Después de dejar atrás todo lo que no era yo, comenzó un proceso silencioso pero profundo: el despertar de la autenticidad. No fue un estallido repentino, sino una revelación que vino en oleadas, a veces dulces, a veces dolorosas. Empecé a reconocer mi verdadera voz entre el ruido de las voces prestadas.
Me di cuenta de que ser auténtico no era simplemente “mostrarme como soy”, sino recordar quién era antes de haber aprendido a esconderme. Cada gesto espontáneo, cada palabra sincera, cada acto alineado con mi sentir era un paso de regreso a mí mismo.
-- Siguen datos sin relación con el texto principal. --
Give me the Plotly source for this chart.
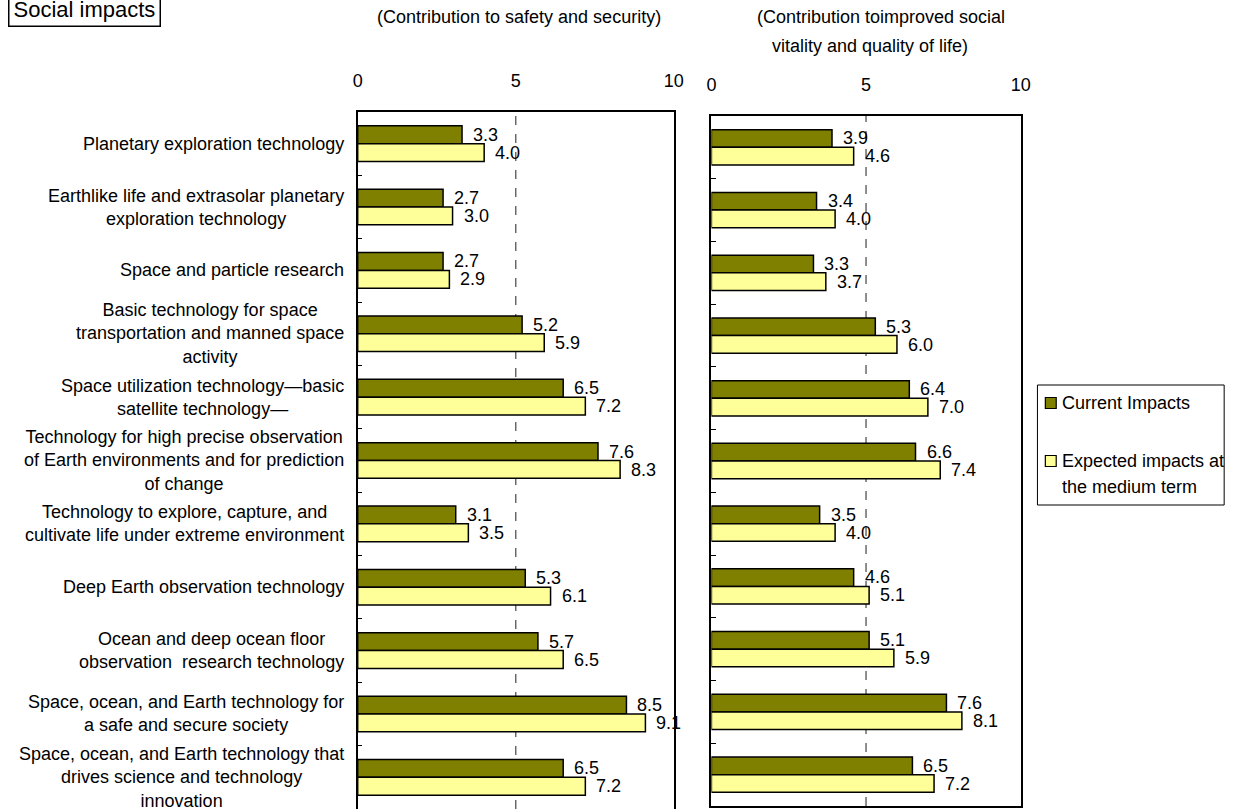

Descubrí que la autenticidad no busca aprobación ni necesita explicación. No es una bandera que se agita, es una llama que se enciende dentro. Es vivir en coherencia incluso cuando cuesta. Es decir sí cuando lo sientes, y no cuando es necesario, aunque duela.
Este despertar fue también un reencuentro con la inocencia: la del niño que alguna vez fui, el que no fingía, el que creaba sin miedo al juicio. Me vi abrazando al que se había perdido para poder sobrevivir. Y sentí que la vida misma comenzaba a responder desde otro lugar.
Porque cuando uno se vuelve verdadero, el universo entero ajusta su frecuencia para encontrarse con esa verdad. Y lo que antes parecía inalcanzable, empieza a llegar sin esfuerzo. No porque se luche por ello, sino porque ya no se le está negando.